What is aperture?
We have mentioned previously the “exposure triangle “. As we already stated the three pillars of the exposure triangle are: shutter speed, ISO and aperture. The combination of these parameters affects the overall result. Aperture has the greatest impact on the overall image. But what exactly is aperture?
Simply, aperture is the opening in your lens’ diaphragm. When you press the shutter button on your camera the diaphragm opens in your lens to let in the light to capture the image. The amount of which the diaphragm opens affects the aperture. The aperture is measured in:
The lower the f-stop number the more light enters to take the shot as the hole is larger. When the f-stop increases the amount of light passing through the diaphragm decreases. So that means that the f-stop number is inversely proportional with the amount of light. F-stop numbers are written numbers written like:
f/1.4 f/2 f/2.8 f/4 f/5.6 f/8 f/11 f/16
At first it might seems contradictory because a lower f-stop number lets in more light than a higher number. In order to understand much easier the concept of low f-stop number and the quantity of light the lens lets in lets take a look at the following image. As we can see the opening in the lens at f/1.4 is huge in comparison with the opening at f/16 which barely lets in some light.
The above f-stops are considered full f-stops. Each time you change a stop the amount of light doubles/ halves. For example f/1.4 lets two times as much light as f/2 or four times as much light as f/2.8. It is very similar to shutter speed. An image taken at f/1.4 with a shutter speed of 1/1000th of a second will give the same exposure as an image taken at f/2 at 1/500th of a second or f/2.8 at 1/250th of a second.
How aperture affects depth of field?
Depth of field (DOF – pronounced D O F) is the distance between the foreground and the background relative to the focal plane that appear acceptably sharp . A large depth of field results in a larger distance between the foreground and the background. As a direct consequence more of the image will be in focus. Below you can find a picture, which I personally really like the way it turned out. If you are curious about the place where the image below was shot, I can tell you that the scene is Romania, Constanta harbor shot @ ISO 100, f/7.1 and 1/640th of a second at a focal distance of 55 mm.

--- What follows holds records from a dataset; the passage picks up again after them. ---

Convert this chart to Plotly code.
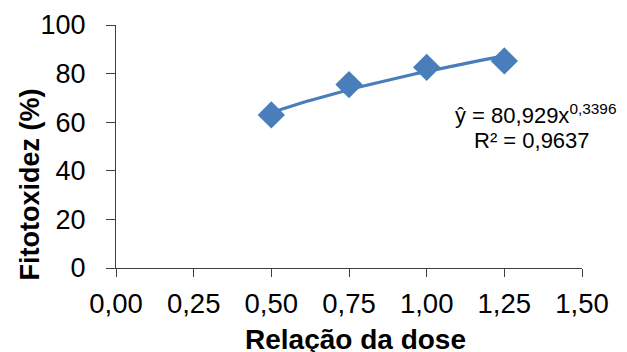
import numpy as np
import plotly.graph_objects as go

dose = [0.50, 0.75, 1.00, 1.25]
fitotox = [63.0, 75.5, 82.6, 85.2]
coef_a = 80.929
coef_b = 0.3396
x_ticks = [0, 0.25, 0.5, 0.75, 1.0, 1.25, 1.5]
x_tick_labels = ["0,00", "0,25", "0,50", "0,75", "1,00", "1,25", "1,50"]
y_ticks = [0, 20, 40, 60, 80, 100]

xf = np.linspace(min(dose), max(dose), 60)
yf = coef_a * xf ** coef_b

L, R, T, B = 116, 45, 25, 84
W, H = 627, 352
PW, PH = W - L - R, H - T - B

color = "#4A7EBB"
fig = go.Figure()
fig.add_trace(go.Scatter(x=xf, y=yf, mode="lines",
                         line=dict(color=color, width=3.2), hoverinfo="skip"))
fig.add_trace(go.Scatter(x=dose, y=fitotox, mode="markers",
                         marker=dict(symbol="diamond", size=21, color=color,
                                     line=dict(width=0))))

font = "Liberation Sans, Arial, sans-serif"
fig.update_layout(
    width=W, height=H,
    margin=dict(l=L, r=R, t=T, b=B, autoexpand=False),
    paper_bgcolor="white", plot_bgcolor="white",
    showlegend=False,
    font=dict(family=font, color="#000000"),
)
fig.update_xaxes(range=[0, 1.5], tickvals=x_ticks, ticktext=x_tick_labels,
                 showgrid=False, zeroline=False, showline=True, automargin=False,
                 linecolor="#404040", linewidth=1.3,
                 ticks="outside", ticklen=8, tickcolor="#404040",
                 tickfont=dict(size=27.5), ticklabelstandoff=3)
fig.update_yaxes(range=[0, 100], tickvals=y_ticks,
                 showgrid=False, zeroline=False, showline=True, automargin=False,
                 linecolor="#404040", linewidth=1.3,
                 ticks="outside", ticklen=9, tickcolor="#404040",
                 tickfont=dict(size=27), ticklabelstandoff=15)


def px_x(px):
    return (px - L) / PW


def px_y(py_from_top):
    return (H - B - py_from_top) / PH


# axis titles
fig.add_annotation(x=px_x(355), y=px_y(339), xref="paper", yref="paper",
                   xanchor="center", yanchor="middle",
                   text="<b>Relação da dose</b>", showarrow=False,
                   font=dict(size=28))
fig.add_annotation(x=px_x(29.5), y=px_y(185), xref="paper", yref="paper",
                   xanchor="center", yanchor="middle",
                   text="<b>Fitotoxidez (%)</b>", showarrow=False,
                   textangle=-90, font=dict(size=27))
# equation
fig.add_annotation(x=1.349, y=63.5, xref="x", yref="y", xanchor="center",
                   yanchor="middle",
                   text="ŷ = 80,929x<sup>0,3396</sup>", showarrow=False,
                   font=dict(size=22))
fig.add_annotation(x=1.339, y=52.3, xref="x", yref="y", xanchor="center",
                   yanchor="middle",
                   text="R² = 0,9637", showarrow=False, font=dict(size=22))

fig.write_html("out.html", config={"displayModeBar": False})

# remove default body margin so the figure sits at the window's top-left corner
with open("out.html", "r", encoding="utf-8") as f:
    html = f.read()
html = html.replace("<head>", "<head><style>html,body{margin:0;padding:0;overflow:hidden;}</style>", 1)
with open("out.html", "w", encoding="utf-8") as f:
    f.write(html)
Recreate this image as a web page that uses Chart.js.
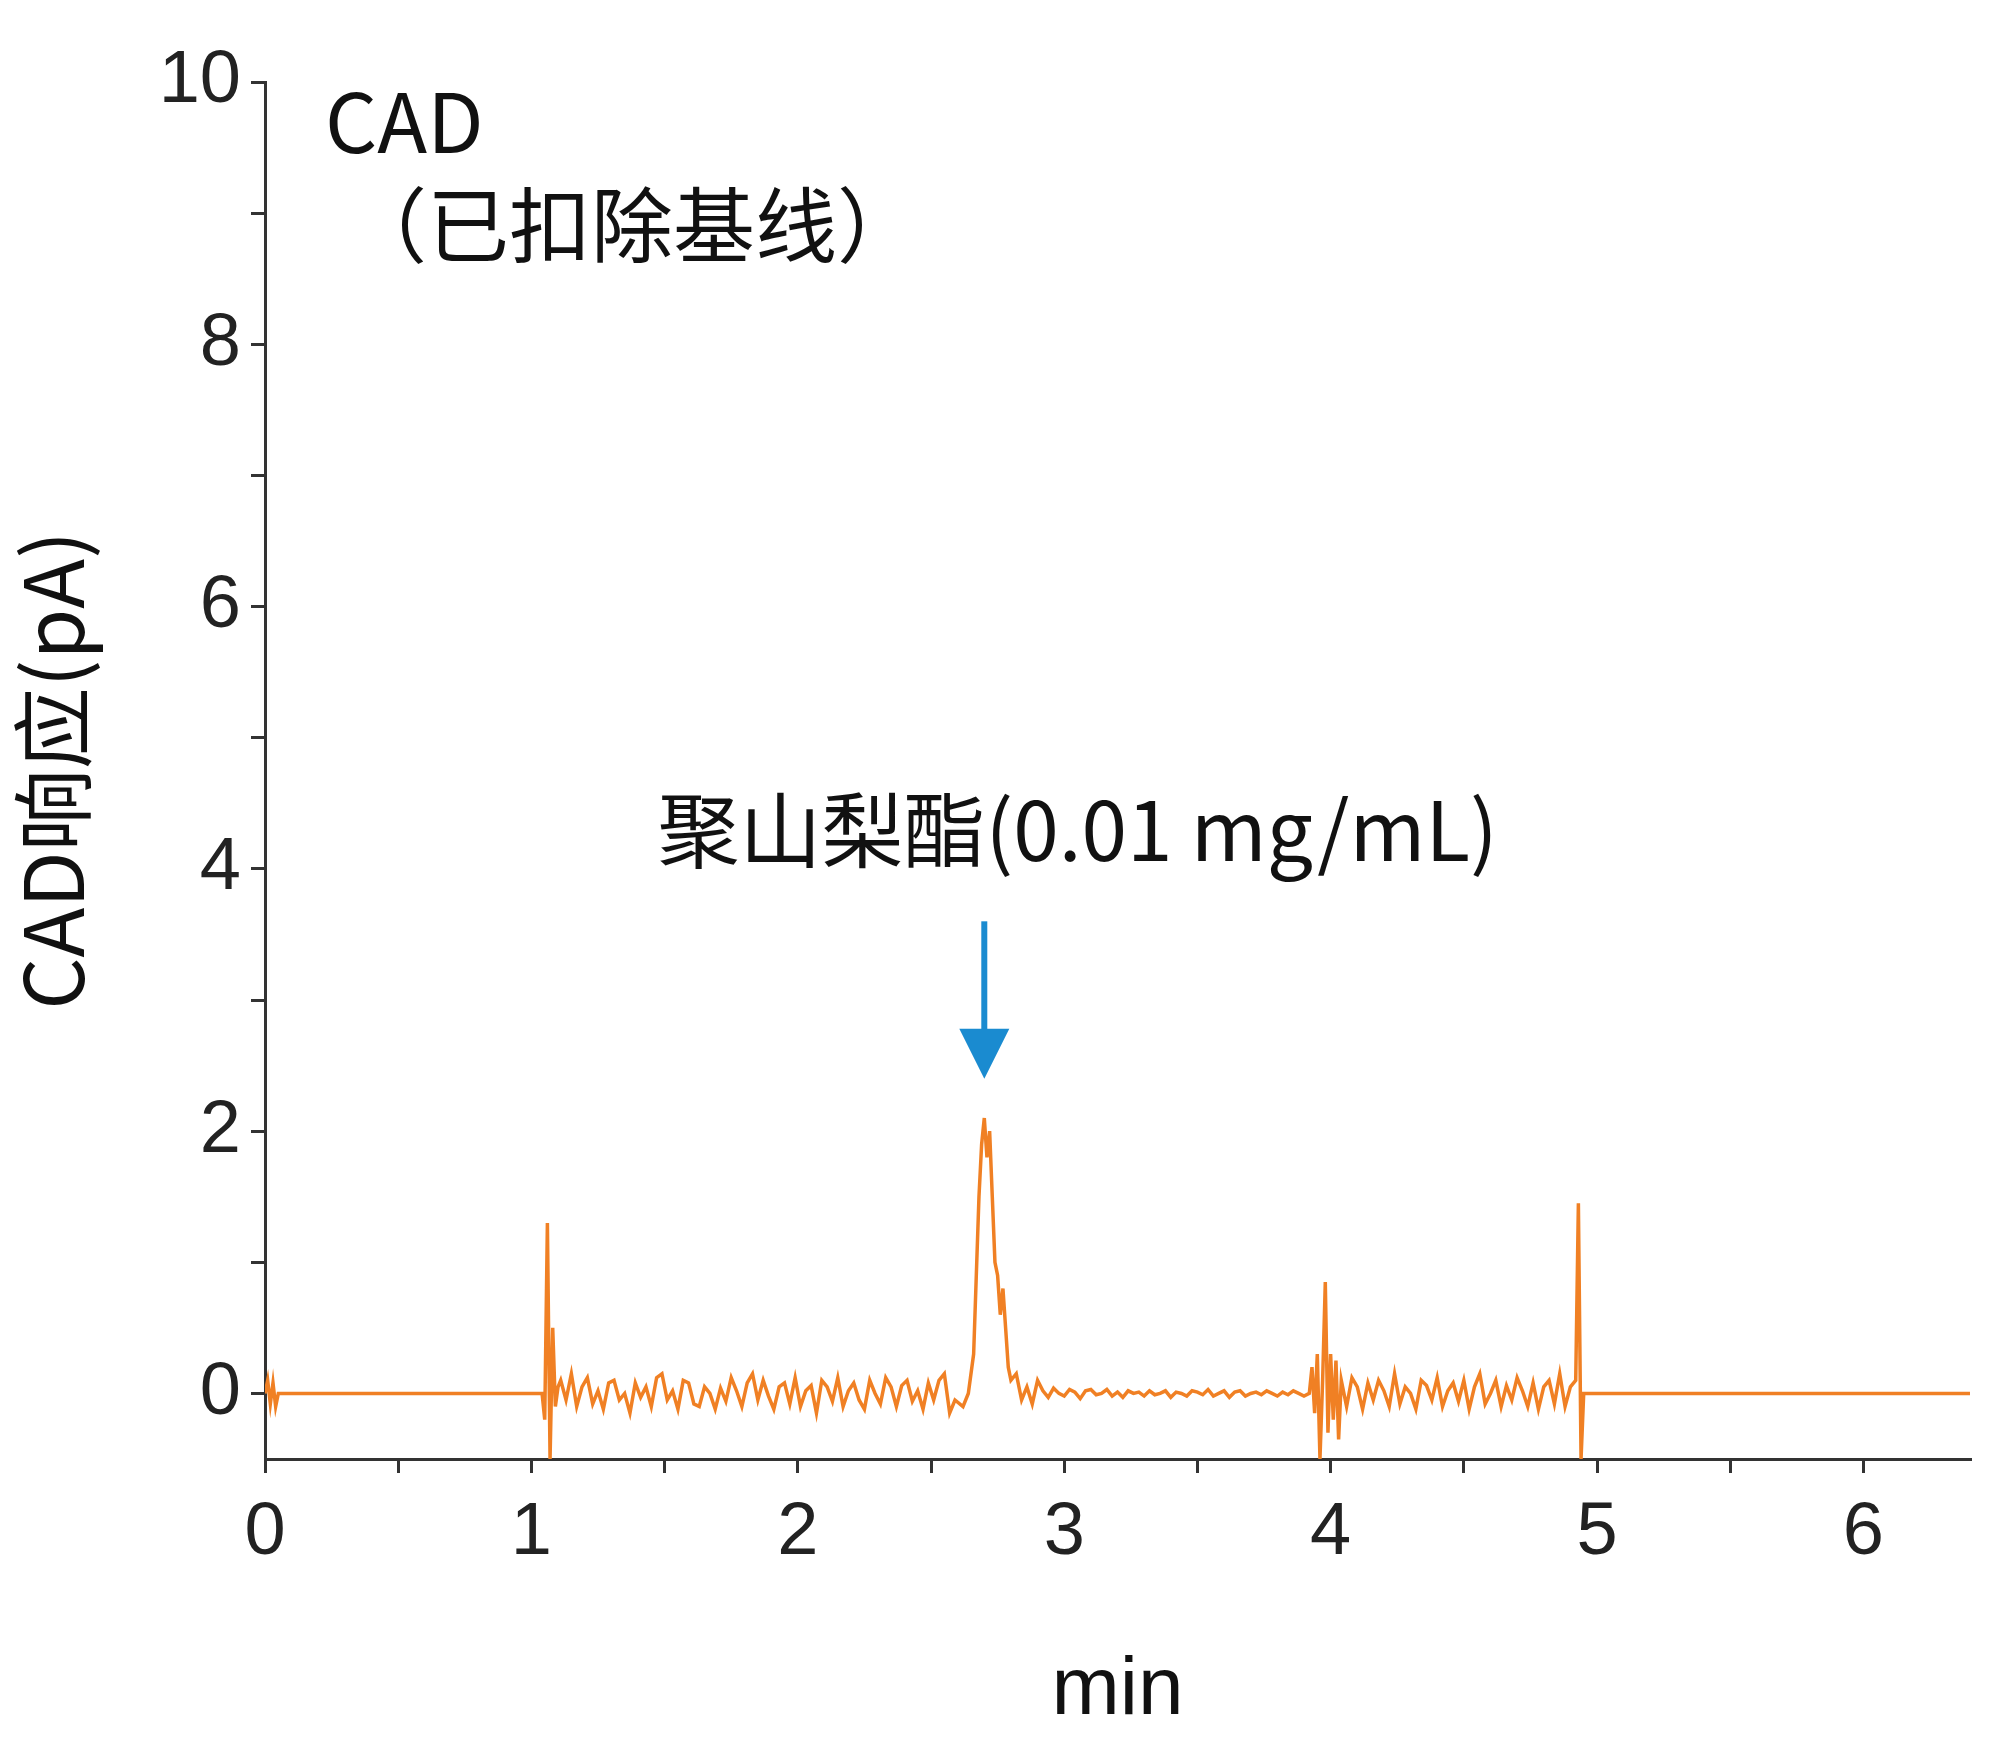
<!DOCTYPE html>
<html><head><meta charset="utf-8">
<script src="https://cdn.jsdelivr.net/npm/chart.js@4"></script>
<style>body{margin:0;background:#fff}</style>
</head><body>
<canvas id="c" width="2000" height="1745"></canvas>
<script>
// trace pieces (min, pA)
const headX = [0, 0.01, 0.02, 0.03, 0.04, 0.05, 0.06, 1.04, 1.05, 1.06, 1.07, 1.08, 1.09, 1.1];
const headY = [0, 0.1, -0.08, 0.08, -0.1, 0.0, 0, 0, -0.2, 1.3, -0.5, 0.5, -0.1, 0.05];
const noise1Y = [0.1,-0.05,0.15,-0.1,0.05,0.12,-0.08,0.02,-0.12,0.08,0.1,-0.05,0.0,-0.15,0.08,
  -0.03,0.05,-0.1,0.12,0.15,-0.05,0.02,-0.12,0.1,0.08,-0.08,-0.1,0.05,0.0,-0.12,
  0.04,-0.06,0.12,0.02,-0.1,0.08,0.15,-0.05,0.1,-0.02,-0.12,0.05,0.08,-0.08,0.12,
  -0.1,0.02,0.06,-0.15,0.1,0.05,-0.06,0.12,-0.1,0.02,0.08,-0.05,-0.12,0.1,0.0,
  -0.08,0.12,0.05,-0.1,0.06,0.1,-0.06,0.02,-0.12,0.08,-0.05,0.1,0.15,-0.15,-0.05];
const peakX = [2.62, 2.64, 2.66, 2.68, 2.69, 2.7, 2.71, 2.72, 2.73, 2.74, 2.75, 2.76, 2.77, 2.78, 2.79, 2.8, 2.82, 2.84, 2.86, 2.88, 2.9];
const peakY = [-0.1, 0.0, 0.3, 1.5, 1.9, 2.1, 1.8, 2.0, 1.5, 1.0, 0.9, 0.6, 0.8, 0.5, 0.2, 0.1, 0.15, -0.05, 0.05, -0.08, 0.1];
const noise2Y = [0.02,-0.03,0.04,0.0,-0.02,0.03,0.01,-0.04,0.02,0.03,-0.01,0.0,0.03,-0.02,0.01,
  -0.03,0.02,0.0,0.01,-0.02,0.02,-0.01,0.0,0.02,-0.03,0.01,0.0,-0.02,0.02,0.01,
  -0.01,0.03,-0.02,0.0,0.02,-0.03,0.01,0.02,-0.02,0.0,0.01,-0.01,0.02,0.0,-0.02,0.01,-0.01,0.02,0.0,-0.02,0.0];
const spikeX = [3.93, 3.94, 3.95, 3.96, 3.97, 3.98, 3.99, 4.0, 4.01, 4.02, 4.03, 4.04];
const spikeY = [0.2, -0.15, 0.3, -0.5, 0.1, 0.85, -0.3, 0.3, -0.2, 0.25, -0.35, 0.1];
const noise3Y = [-0.1,0.12,0.05,-0.12,0.08,-0.05,0.1,0.02,-0.1,0.15,-0.08,0.05,0.0,-0.12,0.1,
  0.06,-0.05,0.12,-0.1,0.02,0.08,-0.06,0.1,-0.12,0.05,0.15,-0.08,0.0,0.1,-0.1,
  0.06,-0.05,0.12,0.02,-0.1,0.08,-0.12,0.05,0.1,-0.08,0.15,-0.1,0.05];
const tailX = [4.92, 4.93, 4.94, 4.95, 4.96, 5.0, 6.4];
const tailY = [0.1, 1.45, -0.5, 0.0, 0.0, 0.0, 0.0];

const xTicks = [0, 0.5, 1, 1.5, 2, 2.5, 3, 3.5, 4, 4.5, 5, 5.5, 6];
const yTicks = [0, 1, 2, 3, 4, 5, 6, 7, 8, 9, 10];

const pts = [];
headX.forEach((x, i) => pts.push({x, y: headY[i]}));
noise1Y.forEach((y, i) => pts.push({x: 1.11 + i * 0.02, y}));
peakX.forEach((x, i) => pts.push({x, y: peakY[i]}));
noise2Y.forEach((y, i) => pts.push({x: 2.92 + i * 0.02, y}));
spikeX.forEach((x, i) => pts.push({x, y: spikeY[i]}));
noise3Y.forEach((y, i) => pts.push({x: 4.06 + i * 0.02, y}));
tailX.forEach((x, i) => pts.push({x, y: tailY[i]}));

const cjk = '"Noto Sans CJK SC", "Noto Sans", sans-serif';
const latin = 'Arial, "Liberation Sans", sans-serif';

const notes = {
  id: 'notes',
  afterDraw(chart) {
    const {ctx, scales: {x, y}} = chart;
    ctx.save();
    ctx.fillStyle = '#111';
    ctx.font = '82px ' + cjk;
    ctx.textBaseline = 'middle';
    ctx.textAlign = 'left';
    ctx.fillText('CAD', 325, 122);
    ctx.fillText('（已扣除基线）', 345, 225);
    ctx.textAlign = 'center';
    ctx.fillText('聚山梨酯(0.01 mg/mL)', x.getPixelForValue(3.05), y.getPixelForValue(4.3));
    const ax = x.getPixelForValue(2.7);
    const y0 = y.getPixelForValue(3.6), y1 = y.getPixelForValue(2.4);
    ctx.strokeStyle = ctx.fillStyle = '#1a8bd0';
    ctx.lineWidth = 6;
    ctx.beginPath(); ctx.moveTo(ax, y0); ctx.lineTo(ax, y1 - 45); ctx.stroke();
    ctx.beginPath(); ctx.moveTo(ax - 25, y1 - 50); ctx.lineTo(ax + 25, y1 - 50); ctx.lineTo(ax, y1); ctx.closePath(); ctx.fill();
    ctx.restore();
  }
};

new Chart(document.getElementById('c').getContext('2d'), {
  type: 'scatter',
  data: {
    datasets: [{
      data: pts,
      showLine: true,
      borderColor: '#f08024',
      borderWidth: 3.5,
      pointRadius: 0,
      tension: 0
    }]
  },
  options: {
    responsive: false,
    animation: false,
    layout: {padding: {top: 82, right: 30}},
    plugins: {legend: {display: false}, tooltip: {enabled: false}},
    scales: {
      x: {
        min: 0, max: 6.4,
        afterFit: s => { s.height = 1745 - 1459; },
        afterBuildTicks: s => { s.ticks = xTicks.map(v => ({value: v})); },
        border: {color: '#333', width: 3},
        grid: {drawOnChartArea: false, tickLength: 14, color: '#333', lineWidth: 3},
        ticks: {color: '#222', font: {size: 74, family: latin}, padding: 16,
          callback: v => Number.isInteger(v) ? v : ''},
        title: {display: true, text: 'min', color: '#111', font: {size: 82, family: latin}, padding: {top: 20}}
      },
      y: {
        min: -0.5, max: 10,
        afterFit: s => { s.width = 265; },
        afterBuildTicks: s => { s.ticks = yTicks.map(v => ({value: v})); },
        border: {color: '#333', width: 3},
        grid: {drawOnChartArea: false, tickLength: 14, color: '#333', lineWidth: 3},
        ticks: {color: '#222', font: {size: 74, family: latin}, padding: 10,
          callback: v => v % 2 === 0 ? v : ''},
        title: {display: true, text: 'CAD响应(pA)', color: '#111', font: {size: 82, family: cjk}, padding: {bottom: 40}}
      }
    }
  },
  plugins: [notes]
});
</script>
</body></html>
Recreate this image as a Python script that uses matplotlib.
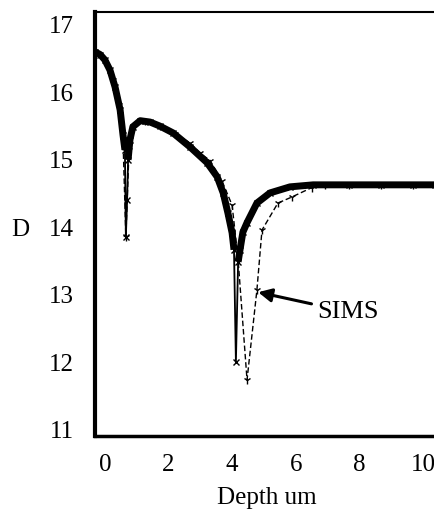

You can clearly notice that because of the relatively short focal distance it is enough f/7.1 to get more or less everything in focus.
Small or shallow depth of field will result in a really narrow portion where the image is sharp. The more the other elements are further from the focal plane the more they will be out of focus or blurred. This is a pleasing effect especially in the case for portrait photographers who prefer to have the eyes pin point sharp and the rest of the face out of focus. Even small strands of hair which are close to the eye of the subject will be blurred if the depth of field is shallow enough. The picture below is quite an unusual portrait of my dog where the focus point was on his nose. You can easily notice that the image gets out of focus quite from a short distance from its nose.
How to calculate depth of field?
For those who want to know the way depth of field is calculated you can find it below. We will not go into details as this will be the topic of another article where we will explain what each parameter represents and what’s its role in the overall equation. The formula is the following:
A – is the aperture number
c – is the circle of confusion
f – is the focal length
s – is the subject distance
How aperture affects shutter speed?
As we already mentioned aperture shutter speed and ISO are in relation to each other. The f-stop number affects your shutter speed. How? As the f-stop number decreases you let in more light that can reach the sensor. As a consequence your sensor needs to be exposed for a shorter period of time. This means that you can use a faster shutter speed. The reverse is true when your f-stop number increases. As you set your camera to f/16 for example, the opening in your lens’ diaphragm decreases considerably. Therefor you need to expose your subject for a longer period of time. In order to achieve that you need to have a longer exposure time, therefor the shutter speed needs to be increased. But this can lead to motion blur which we have discussed in the article related to exposure
Choosing the aperture
Now that we know how aperture affects the depth of field it becomes really easy how things work. Choosing a large aperture (lower f-stop number e.g. f/1.8) the depth of field decreases and the background gets out of focus. This setting can be used in multiple situations. One of them which we have mentioned is in the case of portrait photography where we want to soften the skin of the subject. Another useful situation where a shallow depth of field can be very pleasing is in the case of food photography. A lot of photographer prefer to use a lower f-stop number for their food because this way the subject stands out nicely from the picture.
Choosing a lower aperture ( a higher f-stop number) is desired by landscape photographers as they want everything in focus. Another utility of a lower aperture is for macro photography. Due to the subject distance the depth of field is really shallow. In order to have more in focus it is mandatory to decrease the aperture. It is not unusual for macro photographers to set their lenses to f/32 for example.
Let’s conclude what we have discussed in this article.
Aperture, shutter speed and ISO are the pillars of the exposure triangle.
Choosing a lower aperture means a higher f-stop number, whereas choosing a higher aperture means a lower f-stop number.
A higher aperture will let in more light and will result in a shallower depth of field.
A lower aperture will let in less light and will result in an increased depth of field therefor the subject will be in focus.